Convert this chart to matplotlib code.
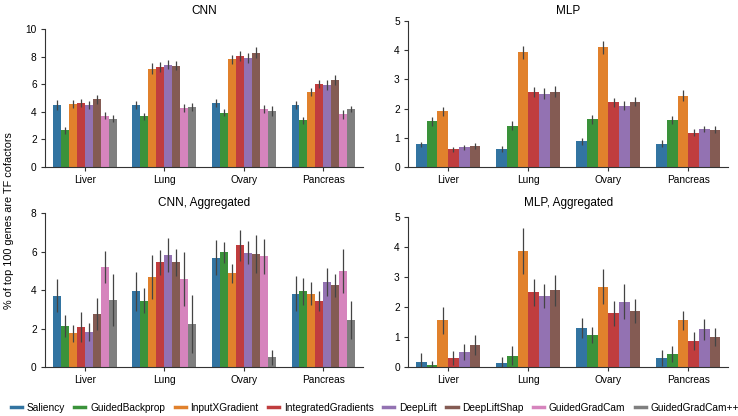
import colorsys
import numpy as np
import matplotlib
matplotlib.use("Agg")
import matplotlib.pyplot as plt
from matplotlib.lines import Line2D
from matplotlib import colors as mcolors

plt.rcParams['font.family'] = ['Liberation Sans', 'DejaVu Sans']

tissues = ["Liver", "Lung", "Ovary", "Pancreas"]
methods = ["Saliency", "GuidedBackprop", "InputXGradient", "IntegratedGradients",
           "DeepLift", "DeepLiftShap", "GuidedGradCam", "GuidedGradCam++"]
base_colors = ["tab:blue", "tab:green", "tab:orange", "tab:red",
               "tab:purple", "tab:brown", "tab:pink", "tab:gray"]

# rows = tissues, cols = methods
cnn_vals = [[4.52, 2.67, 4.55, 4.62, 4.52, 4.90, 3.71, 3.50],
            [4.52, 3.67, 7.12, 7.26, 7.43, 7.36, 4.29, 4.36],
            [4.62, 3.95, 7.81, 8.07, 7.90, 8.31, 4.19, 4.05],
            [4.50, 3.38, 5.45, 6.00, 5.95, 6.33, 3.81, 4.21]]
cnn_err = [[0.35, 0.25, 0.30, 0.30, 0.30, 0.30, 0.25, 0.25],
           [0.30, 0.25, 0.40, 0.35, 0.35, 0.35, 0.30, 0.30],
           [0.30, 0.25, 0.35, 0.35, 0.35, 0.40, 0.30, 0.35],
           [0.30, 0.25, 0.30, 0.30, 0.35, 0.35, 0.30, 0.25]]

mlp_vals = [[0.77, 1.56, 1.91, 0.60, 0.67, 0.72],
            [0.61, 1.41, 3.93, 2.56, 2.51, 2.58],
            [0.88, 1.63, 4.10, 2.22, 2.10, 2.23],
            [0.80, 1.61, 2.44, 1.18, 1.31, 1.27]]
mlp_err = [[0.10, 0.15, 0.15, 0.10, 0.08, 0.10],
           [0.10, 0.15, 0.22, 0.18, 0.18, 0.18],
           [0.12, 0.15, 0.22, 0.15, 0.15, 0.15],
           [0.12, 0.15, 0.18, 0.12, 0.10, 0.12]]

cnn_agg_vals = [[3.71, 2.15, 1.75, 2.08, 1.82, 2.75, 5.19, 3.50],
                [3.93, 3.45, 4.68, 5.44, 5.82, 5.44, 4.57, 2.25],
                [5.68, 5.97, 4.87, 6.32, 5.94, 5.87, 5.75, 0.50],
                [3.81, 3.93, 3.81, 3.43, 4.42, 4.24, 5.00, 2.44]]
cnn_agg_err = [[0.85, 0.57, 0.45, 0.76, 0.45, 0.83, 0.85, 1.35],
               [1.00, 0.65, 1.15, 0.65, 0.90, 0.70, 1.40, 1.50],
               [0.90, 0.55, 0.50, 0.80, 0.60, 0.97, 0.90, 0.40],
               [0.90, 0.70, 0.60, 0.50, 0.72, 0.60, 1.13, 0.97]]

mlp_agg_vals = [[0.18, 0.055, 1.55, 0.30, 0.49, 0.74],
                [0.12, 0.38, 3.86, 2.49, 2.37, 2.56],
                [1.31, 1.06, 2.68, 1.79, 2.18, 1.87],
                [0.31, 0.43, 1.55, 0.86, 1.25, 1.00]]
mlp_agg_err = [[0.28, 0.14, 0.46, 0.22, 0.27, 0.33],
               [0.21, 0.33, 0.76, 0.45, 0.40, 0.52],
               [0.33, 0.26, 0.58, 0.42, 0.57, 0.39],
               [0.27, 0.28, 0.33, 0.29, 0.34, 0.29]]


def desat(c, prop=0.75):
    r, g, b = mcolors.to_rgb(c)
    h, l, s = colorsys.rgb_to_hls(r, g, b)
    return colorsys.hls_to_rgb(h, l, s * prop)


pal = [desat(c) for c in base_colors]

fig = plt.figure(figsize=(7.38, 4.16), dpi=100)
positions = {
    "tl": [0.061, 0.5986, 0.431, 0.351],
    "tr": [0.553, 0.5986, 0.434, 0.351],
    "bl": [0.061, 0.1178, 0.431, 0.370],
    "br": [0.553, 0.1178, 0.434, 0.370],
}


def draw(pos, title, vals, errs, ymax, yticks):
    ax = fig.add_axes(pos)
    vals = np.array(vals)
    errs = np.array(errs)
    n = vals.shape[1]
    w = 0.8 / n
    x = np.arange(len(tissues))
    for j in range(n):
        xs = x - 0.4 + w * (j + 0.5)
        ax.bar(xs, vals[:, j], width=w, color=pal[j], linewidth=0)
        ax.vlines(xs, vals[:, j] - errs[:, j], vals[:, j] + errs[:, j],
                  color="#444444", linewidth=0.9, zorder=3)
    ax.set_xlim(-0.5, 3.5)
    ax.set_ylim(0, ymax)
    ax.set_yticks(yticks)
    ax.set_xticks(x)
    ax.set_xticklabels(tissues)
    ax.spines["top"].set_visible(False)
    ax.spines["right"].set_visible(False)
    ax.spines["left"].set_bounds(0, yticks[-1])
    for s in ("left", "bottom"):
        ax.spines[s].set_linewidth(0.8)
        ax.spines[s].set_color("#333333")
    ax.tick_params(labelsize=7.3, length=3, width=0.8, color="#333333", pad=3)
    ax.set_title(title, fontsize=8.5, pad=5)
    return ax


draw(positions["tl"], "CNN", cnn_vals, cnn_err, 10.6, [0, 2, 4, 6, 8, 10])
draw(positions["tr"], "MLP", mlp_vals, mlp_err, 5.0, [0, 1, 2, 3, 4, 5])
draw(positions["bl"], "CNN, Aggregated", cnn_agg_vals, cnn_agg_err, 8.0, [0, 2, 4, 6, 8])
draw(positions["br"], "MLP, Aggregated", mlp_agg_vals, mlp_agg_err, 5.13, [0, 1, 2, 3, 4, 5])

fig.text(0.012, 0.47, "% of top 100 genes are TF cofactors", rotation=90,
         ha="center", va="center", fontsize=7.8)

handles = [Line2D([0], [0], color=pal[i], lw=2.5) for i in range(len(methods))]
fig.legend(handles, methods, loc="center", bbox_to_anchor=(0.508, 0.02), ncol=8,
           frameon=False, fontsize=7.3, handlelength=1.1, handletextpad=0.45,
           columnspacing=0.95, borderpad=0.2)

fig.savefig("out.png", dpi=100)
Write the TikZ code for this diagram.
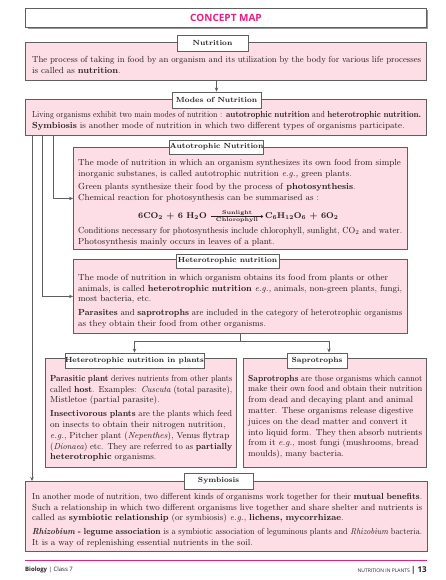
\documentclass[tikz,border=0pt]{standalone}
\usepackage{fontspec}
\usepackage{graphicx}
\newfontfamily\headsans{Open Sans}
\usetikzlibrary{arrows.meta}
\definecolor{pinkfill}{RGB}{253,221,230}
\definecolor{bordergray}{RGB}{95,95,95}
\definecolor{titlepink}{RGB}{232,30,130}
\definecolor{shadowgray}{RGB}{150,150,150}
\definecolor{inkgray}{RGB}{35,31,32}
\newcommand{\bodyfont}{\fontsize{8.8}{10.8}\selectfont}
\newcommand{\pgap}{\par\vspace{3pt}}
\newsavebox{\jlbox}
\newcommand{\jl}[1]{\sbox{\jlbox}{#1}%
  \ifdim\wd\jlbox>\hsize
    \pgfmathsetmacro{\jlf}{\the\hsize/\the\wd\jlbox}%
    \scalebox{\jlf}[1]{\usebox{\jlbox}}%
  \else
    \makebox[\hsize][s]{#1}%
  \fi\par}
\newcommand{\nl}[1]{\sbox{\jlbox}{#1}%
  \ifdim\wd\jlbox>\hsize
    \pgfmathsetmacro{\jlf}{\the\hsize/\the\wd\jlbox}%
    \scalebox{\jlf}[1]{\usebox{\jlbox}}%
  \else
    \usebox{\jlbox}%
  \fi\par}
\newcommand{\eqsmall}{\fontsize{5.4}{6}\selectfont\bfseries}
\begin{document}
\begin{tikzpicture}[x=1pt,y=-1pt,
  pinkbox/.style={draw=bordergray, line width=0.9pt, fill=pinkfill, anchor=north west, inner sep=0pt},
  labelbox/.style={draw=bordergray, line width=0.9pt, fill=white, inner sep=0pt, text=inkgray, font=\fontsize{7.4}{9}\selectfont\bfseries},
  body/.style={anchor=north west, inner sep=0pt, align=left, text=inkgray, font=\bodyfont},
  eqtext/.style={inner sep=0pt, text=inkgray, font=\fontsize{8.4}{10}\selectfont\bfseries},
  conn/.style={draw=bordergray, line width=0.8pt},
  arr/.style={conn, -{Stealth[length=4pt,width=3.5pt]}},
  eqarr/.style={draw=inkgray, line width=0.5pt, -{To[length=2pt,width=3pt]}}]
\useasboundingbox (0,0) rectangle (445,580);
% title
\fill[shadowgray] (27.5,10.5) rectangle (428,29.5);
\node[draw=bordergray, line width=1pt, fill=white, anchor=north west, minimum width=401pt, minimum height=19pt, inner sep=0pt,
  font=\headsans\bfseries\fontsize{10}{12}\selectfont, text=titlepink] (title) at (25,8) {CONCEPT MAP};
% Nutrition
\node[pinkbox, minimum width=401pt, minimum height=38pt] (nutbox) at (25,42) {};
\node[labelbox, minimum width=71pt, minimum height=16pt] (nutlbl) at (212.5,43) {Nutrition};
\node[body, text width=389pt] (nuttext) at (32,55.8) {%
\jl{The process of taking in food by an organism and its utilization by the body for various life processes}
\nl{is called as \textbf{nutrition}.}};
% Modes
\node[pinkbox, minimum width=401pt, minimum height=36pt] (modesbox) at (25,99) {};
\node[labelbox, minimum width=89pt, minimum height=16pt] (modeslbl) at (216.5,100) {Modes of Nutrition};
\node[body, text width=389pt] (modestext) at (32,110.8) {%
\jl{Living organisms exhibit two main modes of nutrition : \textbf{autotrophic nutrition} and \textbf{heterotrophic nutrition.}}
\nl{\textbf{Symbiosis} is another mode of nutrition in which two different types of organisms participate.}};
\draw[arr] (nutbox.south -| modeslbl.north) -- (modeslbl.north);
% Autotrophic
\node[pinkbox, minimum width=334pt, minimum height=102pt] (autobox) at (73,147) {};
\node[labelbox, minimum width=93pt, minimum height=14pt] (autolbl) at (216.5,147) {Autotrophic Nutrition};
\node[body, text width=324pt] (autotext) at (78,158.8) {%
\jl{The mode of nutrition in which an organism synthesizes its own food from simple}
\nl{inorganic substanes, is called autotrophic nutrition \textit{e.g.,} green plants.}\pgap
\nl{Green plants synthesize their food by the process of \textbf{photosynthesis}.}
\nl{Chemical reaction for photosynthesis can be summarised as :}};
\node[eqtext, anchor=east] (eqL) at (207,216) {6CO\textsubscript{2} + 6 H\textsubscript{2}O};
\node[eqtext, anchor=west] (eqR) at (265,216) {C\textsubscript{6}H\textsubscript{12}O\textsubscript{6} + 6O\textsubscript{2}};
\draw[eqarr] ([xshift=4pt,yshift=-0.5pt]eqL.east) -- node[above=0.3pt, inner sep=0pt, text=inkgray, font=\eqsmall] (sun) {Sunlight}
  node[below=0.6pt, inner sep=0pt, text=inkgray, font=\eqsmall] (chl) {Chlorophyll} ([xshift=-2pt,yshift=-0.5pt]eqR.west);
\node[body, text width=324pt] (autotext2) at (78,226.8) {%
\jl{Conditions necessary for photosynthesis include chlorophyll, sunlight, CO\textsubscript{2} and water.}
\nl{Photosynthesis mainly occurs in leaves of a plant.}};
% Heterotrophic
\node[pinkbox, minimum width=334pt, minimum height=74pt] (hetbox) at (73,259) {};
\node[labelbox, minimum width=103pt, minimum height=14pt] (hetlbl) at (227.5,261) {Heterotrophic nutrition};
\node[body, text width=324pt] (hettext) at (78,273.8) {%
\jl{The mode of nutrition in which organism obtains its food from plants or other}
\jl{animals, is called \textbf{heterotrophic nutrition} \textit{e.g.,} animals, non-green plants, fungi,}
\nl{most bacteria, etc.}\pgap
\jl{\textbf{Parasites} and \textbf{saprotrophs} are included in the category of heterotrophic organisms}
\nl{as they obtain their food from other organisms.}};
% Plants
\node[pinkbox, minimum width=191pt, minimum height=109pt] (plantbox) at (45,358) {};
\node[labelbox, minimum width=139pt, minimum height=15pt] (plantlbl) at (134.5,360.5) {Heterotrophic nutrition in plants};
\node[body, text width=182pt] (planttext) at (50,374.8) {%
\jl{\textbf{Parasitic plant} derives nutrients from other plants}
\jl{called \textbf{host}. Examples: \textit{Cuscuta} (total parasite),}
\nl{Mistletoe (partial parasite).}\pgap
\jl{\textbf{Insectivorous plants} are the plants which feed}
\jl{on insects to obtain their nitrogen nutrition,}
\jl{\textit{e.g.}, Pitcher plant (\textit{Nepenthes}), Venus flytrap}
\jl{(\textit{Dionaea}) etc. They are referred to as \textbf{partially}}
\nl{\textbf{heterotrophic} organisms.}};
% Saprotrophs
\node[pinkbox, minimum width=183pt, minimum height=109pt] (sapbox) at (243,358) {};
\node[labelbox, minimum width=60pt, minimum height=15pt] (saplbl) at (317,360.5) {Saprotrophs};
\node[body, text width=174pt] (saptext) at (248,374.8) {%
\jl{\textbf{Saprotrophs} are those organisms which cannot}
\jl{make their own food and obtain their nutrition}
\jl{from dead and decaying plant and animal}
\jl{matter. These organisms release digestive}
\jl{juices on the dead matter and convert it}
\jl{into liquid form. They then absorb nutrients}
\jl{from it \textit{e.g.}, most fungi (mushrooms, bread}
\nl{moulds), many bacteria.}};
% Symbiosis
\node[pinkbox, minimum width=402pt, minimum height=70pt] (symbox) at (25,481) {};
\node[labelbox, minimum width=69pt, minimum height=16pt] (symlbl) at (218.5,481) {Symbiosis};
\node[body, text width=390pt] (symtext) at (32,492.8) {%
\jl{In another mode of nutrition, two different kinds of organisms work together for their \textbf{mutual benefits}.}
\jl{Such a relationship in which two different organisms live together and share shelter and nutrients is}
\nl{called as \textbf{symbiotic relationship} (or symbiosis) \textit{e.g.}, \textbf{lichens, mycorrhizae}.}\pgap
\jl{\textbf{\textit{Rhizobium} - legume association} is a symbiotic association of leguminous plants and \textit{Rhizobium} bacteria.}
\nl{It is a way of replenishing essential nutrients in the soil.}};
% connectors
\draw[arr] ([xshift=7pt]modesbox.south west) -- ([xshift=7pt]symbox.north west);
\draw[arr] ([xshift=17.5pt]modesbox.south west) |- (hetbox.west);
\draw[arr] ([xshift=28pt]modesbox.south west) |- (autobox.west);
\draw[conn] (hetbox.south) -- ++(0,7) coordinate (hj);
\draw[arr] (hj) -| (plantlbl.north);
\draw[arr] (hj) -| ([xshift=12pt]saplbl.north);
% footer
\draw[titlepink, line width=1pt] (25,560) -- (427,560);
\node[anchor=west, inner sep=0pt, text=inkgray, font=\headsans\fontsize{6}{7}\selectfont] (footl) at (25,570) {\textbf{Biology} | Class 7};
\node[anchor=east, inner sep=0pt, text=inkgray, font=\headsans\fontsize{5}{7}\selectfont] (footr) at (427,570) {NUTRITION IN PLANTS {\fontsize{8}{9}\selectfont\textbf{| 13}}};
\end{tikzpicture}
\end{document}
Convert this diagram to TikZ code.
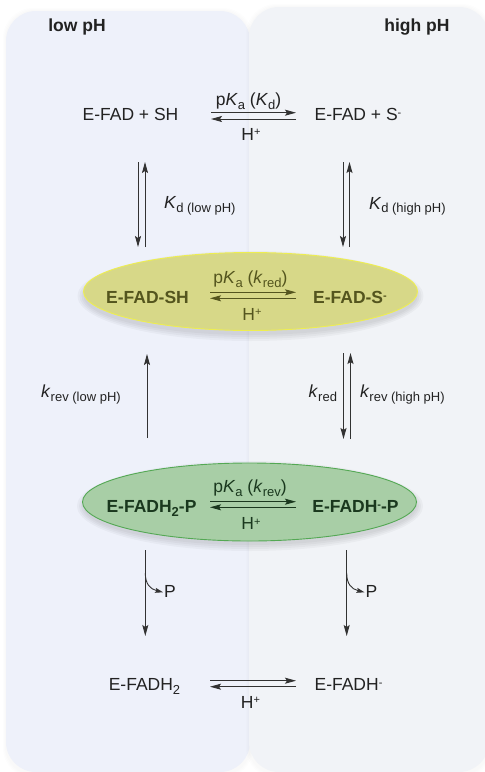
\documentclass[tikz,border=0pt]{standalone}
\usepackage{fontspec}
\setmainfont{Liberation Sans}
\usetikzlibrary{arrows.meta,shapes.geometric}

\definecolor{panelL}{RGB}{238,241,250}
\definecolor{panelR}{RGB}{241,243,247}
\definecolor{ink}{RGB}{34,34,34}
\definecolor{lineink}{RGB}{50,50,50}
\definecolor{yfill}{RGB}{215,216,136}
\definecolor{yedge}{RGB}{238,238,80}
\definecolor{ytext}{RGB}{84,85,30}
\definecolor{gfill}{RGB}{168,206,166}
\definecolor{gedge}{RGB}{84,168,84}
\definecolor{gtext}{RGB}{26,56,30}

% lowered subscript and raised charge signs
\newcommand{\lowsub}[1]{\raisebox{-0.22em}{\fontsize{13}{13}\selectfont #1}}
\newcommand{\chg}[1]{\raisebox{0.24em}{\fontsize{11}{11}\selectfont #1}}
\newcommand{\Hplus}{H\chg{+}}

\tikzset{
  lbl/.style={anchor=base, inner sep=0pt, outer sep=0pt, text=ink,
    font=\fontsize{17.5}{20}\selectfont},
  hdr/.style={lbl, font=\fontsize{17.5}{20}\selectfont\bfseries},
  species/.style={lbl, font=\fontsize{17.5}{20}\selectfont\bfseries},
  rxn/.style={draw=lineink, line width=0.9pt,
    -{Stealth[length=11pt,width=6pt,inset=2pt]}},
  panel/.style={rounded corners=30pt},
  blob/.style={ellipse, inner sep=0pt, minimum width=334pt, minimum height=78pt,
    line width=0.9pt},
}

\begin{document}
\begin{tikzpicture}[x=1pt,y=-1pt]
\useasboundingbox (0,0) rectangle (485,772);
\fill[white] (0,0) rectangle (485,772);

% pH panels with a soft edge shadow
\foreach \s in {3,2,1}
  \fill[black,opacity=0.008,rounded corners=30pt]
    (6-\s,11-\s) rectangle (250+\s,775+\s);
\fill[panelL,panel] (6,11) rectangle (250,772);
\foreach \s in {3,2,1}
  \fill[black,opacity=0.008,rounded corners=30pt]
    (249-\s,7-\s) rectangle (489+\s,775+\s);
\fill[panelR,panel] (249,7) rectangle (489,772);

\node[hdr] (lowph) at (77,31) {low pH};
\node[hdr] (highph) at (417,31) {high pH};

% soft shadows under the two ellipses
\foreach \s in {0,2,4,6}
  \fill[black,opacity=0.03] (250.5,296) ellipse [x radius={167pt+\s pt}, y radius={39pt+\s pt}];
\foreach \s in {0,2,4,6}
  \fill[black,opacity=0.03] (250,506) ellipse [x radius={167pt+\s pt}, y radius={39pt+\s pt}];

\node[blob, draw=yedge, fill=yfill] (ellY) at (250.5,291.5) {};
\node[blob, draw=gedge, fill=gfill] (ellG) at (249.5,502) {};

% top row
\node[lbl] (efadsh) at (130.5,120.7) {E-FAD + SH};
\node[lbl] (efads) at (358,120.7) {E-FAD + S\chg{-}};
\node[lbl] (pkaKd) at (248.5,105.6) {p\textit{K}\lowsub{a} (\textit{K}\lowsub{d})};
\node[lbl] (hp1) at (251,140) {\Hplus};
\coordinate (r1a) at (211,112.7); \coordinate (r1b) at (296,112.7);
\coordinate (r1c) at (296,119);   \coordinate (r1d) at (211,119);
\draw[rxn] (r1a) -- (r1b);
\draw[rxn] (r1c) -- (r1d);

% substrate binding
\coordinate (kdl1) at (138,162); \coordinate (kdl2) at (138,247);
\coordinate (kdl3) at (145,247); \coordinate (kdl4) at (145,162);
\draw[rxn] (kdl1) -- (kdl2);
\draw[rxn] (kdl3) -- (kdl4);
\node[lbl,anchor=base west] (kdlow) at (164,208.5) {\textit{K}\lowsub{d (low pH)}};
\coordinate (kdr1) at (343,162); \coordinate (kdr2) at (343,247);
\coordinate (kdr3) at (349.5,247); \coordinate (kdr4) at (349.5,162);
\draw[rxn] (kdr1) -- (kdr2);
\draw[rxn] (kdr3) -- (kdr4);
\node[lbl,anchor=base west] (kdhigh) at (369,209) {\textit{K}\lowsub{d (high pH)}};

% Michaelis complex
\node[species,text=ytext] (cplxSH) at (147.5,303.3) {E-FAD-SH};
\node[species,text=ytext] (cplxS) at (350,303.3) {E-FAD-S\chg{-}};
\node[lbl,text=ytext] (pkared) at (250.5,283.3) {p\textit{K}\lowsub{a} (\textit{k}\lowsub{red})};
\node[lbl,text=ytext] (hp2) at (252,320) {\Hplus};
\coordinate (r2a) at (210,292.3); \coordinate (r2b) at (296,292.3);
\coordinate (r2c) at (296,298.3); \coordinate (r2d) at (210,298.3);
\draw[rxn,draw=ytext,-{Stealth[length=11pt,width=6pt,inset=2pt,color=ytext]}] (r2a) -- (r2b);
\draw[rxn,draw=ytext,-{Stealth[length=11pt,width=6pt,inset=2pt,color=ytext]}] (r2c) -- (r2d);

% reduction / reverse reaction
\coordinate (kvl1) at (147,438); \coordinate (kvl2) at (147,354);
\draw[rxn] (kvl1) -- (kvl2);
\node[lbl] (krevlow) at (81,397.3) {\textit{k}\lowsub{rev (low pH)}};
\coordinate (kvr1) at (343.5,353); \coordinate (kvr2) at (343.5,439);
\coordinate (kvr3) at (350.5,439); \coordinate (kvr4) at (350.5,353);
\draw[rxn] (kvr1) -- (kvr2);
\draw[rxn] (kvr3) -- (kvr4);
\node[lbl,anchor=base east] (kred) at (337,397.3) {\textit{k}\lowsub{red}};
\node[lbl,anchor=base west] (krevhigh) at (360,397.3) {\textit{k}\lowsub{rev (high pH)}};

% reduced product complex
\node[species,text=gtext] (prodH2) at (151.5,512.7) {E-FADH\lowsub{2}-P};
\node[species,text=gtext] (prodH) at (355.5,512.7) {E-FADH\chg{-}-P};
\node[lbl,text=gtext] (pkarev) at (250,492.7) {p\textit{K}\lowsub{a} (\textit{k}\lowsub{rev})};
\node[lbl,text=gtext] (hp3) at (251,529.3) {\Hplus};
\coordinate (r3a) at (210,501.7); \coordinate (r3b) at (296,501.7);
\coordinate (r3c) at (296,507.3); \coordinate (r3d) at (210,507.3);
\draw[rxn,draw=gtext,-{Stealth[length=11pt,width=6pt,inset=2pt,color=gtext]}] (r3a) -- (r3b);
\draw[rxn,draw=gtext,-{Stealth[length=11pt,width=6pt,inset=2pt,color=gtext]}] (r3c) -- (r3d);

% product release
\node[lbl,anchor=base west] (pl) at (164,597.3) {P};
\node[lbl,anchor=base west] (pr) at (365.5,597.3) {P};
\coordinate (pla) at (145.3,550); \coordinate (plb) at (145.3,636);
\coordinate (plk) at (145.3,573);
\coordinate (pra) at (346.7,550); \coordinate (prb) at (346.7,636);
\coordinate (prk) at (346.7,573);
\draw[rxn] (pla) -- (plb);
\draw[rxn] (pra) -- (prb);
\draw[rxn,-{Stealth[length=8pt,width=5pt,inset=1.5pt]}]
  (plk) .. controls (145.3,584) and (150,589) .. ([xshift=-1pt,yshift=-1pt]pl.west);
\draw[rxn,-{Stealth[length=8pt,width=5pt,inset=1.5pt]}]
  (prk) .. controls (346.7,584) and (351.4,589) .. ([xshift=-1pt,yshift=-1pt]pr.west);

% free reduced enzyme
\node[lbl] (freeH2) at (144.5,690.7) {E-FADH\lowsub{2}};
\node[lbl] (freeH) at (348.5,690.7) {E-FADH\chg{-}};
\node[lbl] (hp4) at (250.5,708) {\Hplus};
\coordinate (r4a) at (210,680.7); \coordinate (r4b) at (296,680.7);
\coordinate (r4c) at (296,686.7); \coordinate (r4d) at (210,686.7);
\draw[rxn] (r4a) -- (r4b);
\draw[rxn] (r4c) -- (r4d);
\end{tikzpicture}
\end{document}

##########

• TASK TO COMPLETE: Repeat exactly the stretch of lines that opens with the line containing "Convert this diagram to TikZ code." and closes with the line containing "(highph) at (417,31)". Leave the pictures out, and add nothing.

• TASK RESULT:
Convert this diagram to TikZ code.
\documentclass[tikz,border=0pt]{standalone}
\usepackage{fontspec}
\setmainfont{Liberation Sans}
\usetikzlibrary{arrows.meta,shapes.geometric}

\definecolor{panelL}{RGB}{238,241,250}
\definecolor{panelR}{RGB}{241,243,247}
\definecolor{ink}{RGB}{34,34,34}
\definecolor{lineink}{RGB}{50,50,50}
\definecolor{yfill}{RGB}{215,216,136}
\definecolor{yedge}{RGB}{238,238,80}
\definecolor{ytext}{RGB}{84,85,30}
\definecolor{gfill}{RGB}{168,206,166}
\definecolor{gedge}{RGB}{84,168,84}
\definecolor{gtext}{RGB}{26,56,30}

% lowered subscript and raised charge signs
\newcommand{\lowsub}[1]{\raisebox{-0.22em}{\fontsize{13}{13}\selectfont #1}}
\newcommand{\chg}[1]{\raisebox{0.24em}{\fontsize{11}{11}\selectfont #1}}
\newcommand{\Hplus}{H\chg{+}}

\tikzset{
  lbl/.style={anchor=base, inner sep=0pt, outer sep=0pt, text=ink,
    font=\fontsize{17.5}{20}\selectfont},
  hdr/.style={lbl, font=\fontsize{17.5}{20}\selectfont\bfseries},
  species/.style={lbl, font=\fontsize{17.5}{20}\selectfont\bfseries},
  rxn/.style={draw=lineink, line width=0.9pt,
    -{Stealth[length=11pt,width=6pt,inset=2pt]}},
  panel/.style={rounded corners=30pt},
  blob/.style={ellipse, inner sep=0pt, minimum width=334pt, minimum height=78pt,
    line width=0.9pt},
}

\begin{document}
\begin{tikzpicture}[x=1pt,y=-1pt]
\useasboundingbox (0,0) rectangle (485,772);
\fill[white] (0,0) rectangle (485,772);

% pH panels with a soft edge shadow
\foreach \s in {3,2,1}
  \fill[black,opacity=0.008,rounded corners=30pt]
    (6-\s,11-\s) rectangle (250+\s,775+\s);
\fill[panelL,panel] (6,11) rectangle (250,772);
\foreach \s in {3,2,1}
  \fill[black,opacity=0.008,rounded corners=30pt]
    (249-\s,7-\s) rectangle (489+\s,775+\s);
\fill[panelR,panel] (249,7) rectangle (489,772);

\node[hdr] (lowph) at (77,31) {low pH};
\node[hdr] (highph) at (417,31) {high pH};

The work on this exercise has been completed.